Hello, sweet followers!
It’s Tuesday, and it’s time to bring you another interesting tidbit of word history!
Today’s word is “checkmate”.
Chess is the prototype of the “smart” game. When we think of a very intellectual, scheming person we more often than not picture them as playing chess in their spare time.
There’s good reason for this: this game, which originated in India around 250 AD, is easy to learn, but difficult to master. It requires deep thinking and a keen eye for opportunity, and it’s one of the most complex games we play (though not the most complex: that honour probably belongs to Go, invented in China before the 6th century BC. It is so complex, the number of possible board positions has been estimated at 10 to the 107th power. That’s 1000000000000000000000000000 times the number of atoms in the known universe! Chew on that a bit).

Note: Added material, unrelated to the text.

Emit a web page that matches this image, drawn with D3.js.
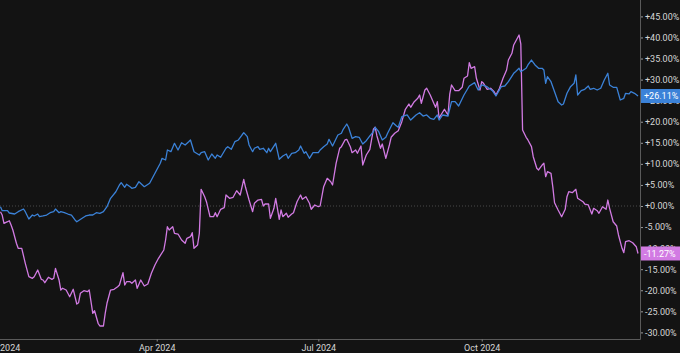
<!DOCTYPE html>
<html><head><meta charset="utf-8">
<script src="https://cdn.jsdelivr.net/npm/d3@7"></script>
<style>
html,body{margin:0;padding:0;background:#131313;}
svg{display:block;}
text{font-family:Roboto, "Noto Sans", sans-serif;}
</style></head>
<body>
<svg id="chart" width="680" height="353"></svg>
<script>
// Days since 2024-01-01 and cumulative % change
const blueDays = [3,4,7,8,11,13,16,17,19,21,22,24,25,27,29,31,33,34,36,37,39,41,43,45,46,49,51,53,55,57,59,61,63,65,68,70,71,73,74,76,77,79,81,84,87,90,93,94,96,97,99,101,103,105,107,109,110,112,115,116,118,120,122,124,125,127,130,131,133,135,137,139,140,142,143,145,146,148,149,151,153,154,155,158,160,162,164,165,167,169,171,172,174,175,177,179,182,183,185,187,188,190,193,195,196,198,199,201,203,205,207,209,211,213,214,216,218,220,221,224,226,227,229,232,234,237,239,241,243,245,247,249,250,252,255,257,259,261,264,267,270,272,274,277,280,282,285,287,289,292,293,295,296,299,300,302,304,306,308,309,310,311,313,315,317,319,320,322,324,326,327,328,330,332,334,335,337,339,341,343,345,346,348,350,352,354,355,357,358,360,362];
const blueValues = [-0.17,-1.12,-1.12,-1.66,-1.90,-1.35,-0.71,-1.35,-3.09,-2.14,-2.37,-1.90,-2.54,-2.37,-2.14,-1.59,-1.35,-0.71,-1.59,-1.35,-1.59,-1.90,-2.14,-3.32,-3.73,-2.92,-2.37,-2.14,-2.14,-1.59,-1.73,-1.35,-0.17,1.83,3.39,4.98,5.53,4.44,5.15,4.58,4.20,4.44,5.77,4.58,5.39,7.76,10.14,11.32,10.92,13.29,12.89,14.88,13.29,15.03,14.48,15.26,15.67,12.89,12.11,12.65,12.89,10.92,12.34,11.32,12.11,11.56,13.70,14.08,13.46,15.26,15.67,16.85,17.40,16.45,14.48,12.89,13.70,14.08,13.46,13.70,12.65,13.70,12.89,14.88,11.08,11.87,12.34,11.32,12.51,12.65,13.29,14.24,12.51,12.89,11.32,12.65,12.65,13.29,14.08,14.72,15.83,14.24,16.85,17.26,18.21,19.46,18.68,16.07,16.45,16.31,14.72,15.50,16.62,17.64,18.68,17.64,15.67,16.31,17.26,19.77,18.99,18.68,21.20,21.60,20.41,21.60,22.15,21.36,21.60,20.82,20.58,21.60,20.41,21.60,21.36,24.76,24.76,23.74,26.35,28.48,29.27,27.53,28.72,28.32,27.37,26.11,28.32,28.48,29.50,31.50,31.88,32.68,31.88,32.68,33.47,34.65,33.47,32.68,32.68,32.28,29.12,30.69,29.50,27.13,24.76,23.97,24.21,26.75,28.32,29.12,31.09,26.35,27.37,27.70,28.48,27.70,27.94,27.53,27.94,29.91,31.50,28.72,28.17,28.17,25.16,25.56,26.75,26.59,27.13,26.75,26.11];

const pinkDays = [3,4,5,7,8,9,10,12,13,15,17,19,21,22,24,26,27,28,30,32,33,34,36,37,38,40,42,44,46,47,48,50,52,53,55,56,58,59,61,62,63,65,67,69,70,72,73,74,76,77,79,80,82,84,86,88,90,92,95,96,97,98,100,101,103,105,107,108,110,111,112,114,115,116,118,119,121,123,124,125,127,129,130,132,134,136,138,140,141,143,145,146,148,150,151,152,154,155,157,158,160,161,162,164,165,167,168,170,172,173,175,177,178,180,182,183,185,187,189,190,192,194,195,197,198,200,201,203,204,206,207,209,211,213,214,215,217,218,220,221,222,223,225,227,229,231,233,234,236,238,239,240,242,243,245,247,248,249,250,251,253,255,256,257,259,261,263,264,266,267,268,270,271,273,274,275,277,279,281,282,284,286,288,289,291,292,295,296,297,299,300,302,303,305,306,308,309,310,311,313,314,315,317,319,321,322,323,325,327,328,331,332,334,336,337,339,340,342,344,345,346,348,350,351,353,354,355,357,359,361,362];
const pinkValues = [-1.35,-2.14,-4.11,-3.73,-3.49,-4.51,-5.70,-8.85,-10.04,-10.04,-13.60,-16.78,-17.16,-16.78,-15.19,-17.40,-17.56,-18.21,-16.92,-17.40,-17.16,-14.79,-17.56,-19.94,-19.53,-19.94,-21.53,-19.77,-23.26,-22.95,-20.72,-20.10,-20.34,-19.94,-25.47,-24.85,-27.84,-28.48,-28.48,-25.47,-23.09,-19.94,-19.77,-19.15,-18.75,-15.83,-18.75,-17.97,-17.97,-18.35,-17.56,-19.53,-17.56,-18.99,-18.51,-15.97,-14.00,-12.41,-10.44,-8.07,-4.91,-5.70,-4.91,-6.48,-6.65,-8.07,-8.85,-7.67,-7.29,-6.34,-10.04,-9.26,-6.48,3.96,2.21,1.02,-2.54,-2.54,-1.59,-2.54,-0.78,-0.40,2.61,1.83,2.07,3.63,2.61,6.34,4.44,1.42,-1.35,0.64,1.42,1.59,0.00,0.47,0.47,-2.92,-0.55,1.83,-3.16,-0.95,-2.54,-1.73,-2.68,-1.90,-1.59,1.02,2.61,1.59,2.21,0.64,-0.78,0.24,-0.17,0.00,4.58,6.57,5.77,4.98,10.14,13.70,14.08,15.67,15.83,14.08,12.65,13.29,12.51,14.24,9.73,12.11,13.46,18.21,18.68,16.62,13.70,14.72,11.32,12.89,14.48,16.31,17.26,17.87,20.01,22.95,24.21,23.43,24.76,25.56,26.35,24.38,27.53,27.94,26.35,24.38,23.43,24.76,20.82,21.60,22.95,21.60,26.58,28.72,27.37,27.37,28.17,30.31,30.86,34.01,32.68,33.06,30.31,27.53,29.50,29.12,27.70,27.94,27.13,26.35,27.94,30.31,32.28,34.65,36.24,38.22,40.59,38.45,18.04,16.30,15.67,14.08,11.70,8.95,8.55,9.73,10.14,6.95,8.14,7.76,4.58,0.78,-0.95,-2.54,-0.78,2.21,3.39,3.16,3.96,1.83,1.02,0.47,0.24,-1.90,-0.55,-1.12,-1.73,-0.17,-0.78,1.42,-0.55,-3.73,-4.75,-6.88,-10.04,-11.08,-8.47,-8.24,-8.71,-9.66,-11.27];

const yTicks = [45,40,35,30,25,20,15,10,5,0,-5,-10,-15,-20,-25,-30];
const xTickDates = ["2024-01-01","2024-04-01","2024-07-01","2024-10-01"];
const blueLast = 26.11, pinkLast = -11.27;

const start = new Date(2024,0,1);
const toDate = d => d3.timeDay.offset(start, d);
const parse = d3.timeParse("%Y-%m-%d");

const svg = d3.select("#chart");
const plotRight = 640, plotBottom = 339;

const x = d3.scaleTime()
  .domain([start, new Date(2024,11,29)])
  .range([-4.9, 639.8]);
const y = d3.scaleLinear().domain([-30,45]).range([332.4,16.4]);

const fmt = v => (v>0?"+":v<0?"-":"+") + Math.abs(v).toFixed(2) + "%";

// zero line
svg.append("line")
  .attr("x1",0).attr("x2",plotRight)
  .attr("y1",y(0)).attr("y2",y(0))
  .attr("stroke","#4a4a4a").attr("stroke-width",1)
  .attr("stroke-dasharray","1,2");

// axes lines
svg.append("line").attr("x1",plotRight+0.5).attr("x2",plotRight+0.5)
  .attr("y1",0).attr("y2",plotBottom+0.5).attr("stroke","#5a5a5a");
svg.append("line").attr("x1",0).attr("x2",plotRight+0.5)
  .attr("y1",plotBottom+0.5).attr("y2",plotBottom+0.5).attr("stroke","#5a5a5a");

// y axis
const yAxis = d3.axisRight(y).tickValues(yTicks).tickSize(2).tickPadding(2).tickFormat(fmt);
const gy = svg.append("g").attr("transform",`translate(${plotRight+1},0)`).call(yAxis);
gy.select(".domain").remove();
gy.selectAll(".tick line").attr("stroke","#9a9a9a");
gy.selectAll("text").attr("fill","#d6d6d6").attr("font-size",9);

// x axis
const xAxis = d3.axisBottom(x).tickValues(xTickDates.map(parse)).tickSize(2).tickPadding(3)
  .tickFormat(d3.timeFormat("%b %Y"));
const gx = svg.append("g").attr("transform",`translate(0,${plotBottom+0.5})`).call(xAxis);
gx.select(".domain").remove();
gx.selectAll(".tick line").attr("stroke","#8a8a8a");
gx.selectAll("text").attr("fill","#d6d6d6").attr("font-size",9);
gx.selectAll("text").filter((d,i)=>i===0).attr("dx",6);

// lines
const line = d3.line().x(d=>x(toDate(d[0]))).y(d=>y(d[1]));
const blue = blueDays.map((d,i)=>[d,blueValues[i]]);
const pink = pinkDays.map((d,i)=>[d,pinkValues[i]]);

svg.append("path").datum(pink).attr("d",line)
  .attr("fill","none").attr("stroke","#d27be3").attr("stroke-width",1.3).attr("stroke-linejoin","round");
svg.append("path").datum(blue).attr("d",line)
  .attr("fill","none").attr("stroke","#3b82d8").attr("stroke-width",1.3).attr("stroke-linejoin","round");

// last value labels
function tag(v, color){
  const g = svg.append("g").attr("transform",`translate(${plotRight+1},${y(v)})`);
  g.append("rect").attr("x",0).attr("y",-7).attr("width",39).attr("height",14).attr("fill",color);
  g.append("text").attr("x",3).attr("y",0).attr("dy","0.35em")
    .attr("fill","#ffffff").attr("font-size",9).text(fmt(v));
}
tag(blueLast,"#3b82d8");
tag(pinkLast,"#d27be3");
</script>
</body></html>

From India, the game made its way along the caravan routes to Persia, from where it reached us.
Everybody knows the word that signals victory in a chess match: “checkmate”. It’s become almost synonymous with intellectual victory: you’ve seen it pronounced by detectives and supervillains alike in many movies and books.
But it is a peculiar word, isn’t it? Why “check”? And why “mate”? Are you inviting your friends to take a look at the sick winning move you just pulled?
Well, no. The word comes to us from Old French “eschec mat”, which itself comes from the Persian phrase “shah mat”, meaning “the king is dead”, the ultimate winning condition in chess.